DATASET SECTION.
>>>

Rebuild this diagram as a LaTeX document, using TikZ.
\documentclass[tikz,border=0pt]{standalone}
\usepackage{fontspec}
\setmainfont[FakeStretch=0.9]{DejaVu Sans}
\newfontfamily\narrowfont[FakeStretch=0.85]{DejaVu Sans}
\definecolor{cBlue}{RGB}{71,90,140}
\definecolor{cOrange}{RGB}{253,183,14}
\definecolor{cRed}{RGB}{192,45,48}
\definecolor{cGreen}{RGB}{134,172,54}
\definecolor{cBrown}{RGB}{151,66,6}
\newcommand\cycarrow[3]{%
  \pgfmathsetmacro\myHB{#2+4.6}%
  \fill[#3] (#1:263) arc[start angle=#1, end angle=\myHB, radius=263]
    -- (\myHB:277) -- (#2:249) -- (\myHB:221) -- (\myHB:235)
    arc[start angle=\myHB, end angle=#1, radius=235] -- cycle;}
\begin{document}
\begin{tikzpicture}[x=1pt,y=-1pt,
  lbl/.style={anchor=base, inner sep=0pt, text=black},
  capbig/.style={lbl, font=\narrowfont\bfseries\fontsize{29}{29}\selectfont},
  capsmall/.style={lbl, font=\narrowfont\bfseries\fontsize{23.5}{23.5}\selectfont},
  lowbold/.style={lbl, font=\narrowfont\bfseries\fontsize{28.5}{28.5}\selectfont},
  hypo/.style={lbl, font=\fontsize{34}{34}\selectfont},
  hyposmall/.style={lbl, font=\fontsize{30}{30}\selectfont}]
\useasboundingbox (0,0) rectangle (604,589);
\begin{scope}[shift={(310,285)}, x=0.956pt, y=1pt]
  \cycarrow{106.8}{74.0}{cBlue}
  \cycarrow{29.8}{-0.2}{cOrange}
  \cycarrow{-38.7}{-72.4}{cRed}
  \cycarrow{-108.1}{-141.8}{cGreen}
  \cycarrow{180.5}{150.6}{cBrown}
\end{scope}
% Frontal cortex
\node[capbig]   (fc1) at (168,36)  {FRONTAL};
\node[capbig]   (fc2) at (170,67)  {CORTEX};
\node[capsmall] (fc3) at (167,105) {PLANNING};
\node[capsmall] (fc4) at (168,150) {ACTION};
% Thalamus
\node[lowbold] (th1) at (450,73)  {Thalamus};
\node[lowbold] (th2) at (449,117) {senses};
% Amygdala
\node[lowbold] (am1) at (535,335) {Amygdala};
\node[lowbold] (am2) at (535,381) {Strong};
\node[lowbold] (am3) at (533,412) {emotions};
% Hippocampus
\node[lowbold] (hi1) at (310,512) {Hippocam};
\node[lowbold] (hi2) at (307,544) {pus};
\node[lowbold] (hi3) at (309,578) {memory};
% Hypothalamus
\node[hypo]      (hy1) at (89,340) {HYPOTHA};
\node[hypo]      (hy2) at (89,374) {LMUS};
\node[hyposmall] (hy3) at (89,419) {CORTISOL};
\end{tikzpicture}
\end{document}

<<<

GIVEN EXERCISE. Write the data from above out again, exactly.

TASK RESPONSE.
Rebuild this diagram as a LaTeX document, using TikZ.
\documentclass[tikz,border=0pt]{standalone}
\usepackage{fontspec}
\setmainfont[FakeStretch=0.9]{DejaVu Sans}
\newfontfamily\narrowfont[FakeStretch=0.85]{DejaVu Sans}
\definecolor{cBlue}{RGB}{71,90,140}
\definecolor{cOrange}{RGB}{253,183,14}
\definecolor{cRed}{RGB}{192,45,48}
\definecolor{cGreen}{RGB}{134,172,54}
\definecolor{cBrown}{RGB}{151,66,6}
\newcommand\cycarrow[3]{%
  \pgfmathsetmacro\myHB{#2+4.6}%
  \fill[#3] (#1:263) arc[start angle=#1, end angle=\myHB, radius=263]
    -- (\myHB:277) -- (#2:249) -- (\myHB:221) -- (\myHB:235)
    arc[start angle=\myHB, end angle=#1, radius=235] -- cycle;}
\begin{document}
\begin{tikzpicture}[x=1pt,y=-1pt,
  lbl/.style={anchor=base, inner sep=0pt, text=black},
  capbig/.style={lbl, font=\narrowfont\bfseries\fontsize{29}{29}\selectfont},
  capsmall/.style={lbl, font=\narrowfont\bfseries\fontsize{23.5}{23.5}\selectfont},
  lowbold/.style={lbl, font=\narrowfont\bfseries\fontsize{28.5}{28.5}\selectfont},
  hypo/.style={lbl, font=\fontsize{34}{34}\selectfont},
  hyposmall/.style={lbl, font=\fontsize{30}{30}\selectfont}]
\useasboundingbox (0,0) rectangle (604,589);
\begin{scope}[shift={(310,285)}, x=0.956pt, y=1pt]
  \cycarrow{106.8}{74.0}{cBlue}
  \cycarrow{29.8}{-0.2}{cOrange}
  \cycarrow{-38.7}{-72.4}{cRed}
  \cycarrow{-108.1}{-141.8}{cGreen}
  \cycarrow{180.5}{150.6}{cBrown}
\end{scope}
% Frontal cortex
\node[capbig]   (fc1) at (168,36)  {FRONTAL};
\node[capbig]   (fc2) at (170,67)  {CORTEX};
\node[capsmall] (fc3) at (167,105) {PLANNING};
\node[capsmall] (fc4) at (168,150) {ACTION};
% Thalamus
\node[lowbold] (th1) at (450,73)  {Thalamus};
\node[lowbold] (th2) at (449,117) {senses};
% Amygdala
\node[lowbold] (am1) at (535,335) {Amygdala};
\node[lowbold] (am2) at (535,381) {Strong};
\node[lowbold] (am3) at (533,412) {emotions};
% Hippocampus
\node[lowbold] (hi1) at (310,512) {Hippocam};
\node[lowbold] (hi2) at (307,544) {pus};
\node[lowbold] (hi3) at (309,578) {memory};
% Hypothalamus
\node[hypo]      (hy1) at (89,340) {HYPOTHA};
\node[hypo]      (hy2) at (89,374) {LMUS};
\node[hyposmall] (hy3) at (89,419) {CORTISOL};
\end{tikzpicture}
\end{document}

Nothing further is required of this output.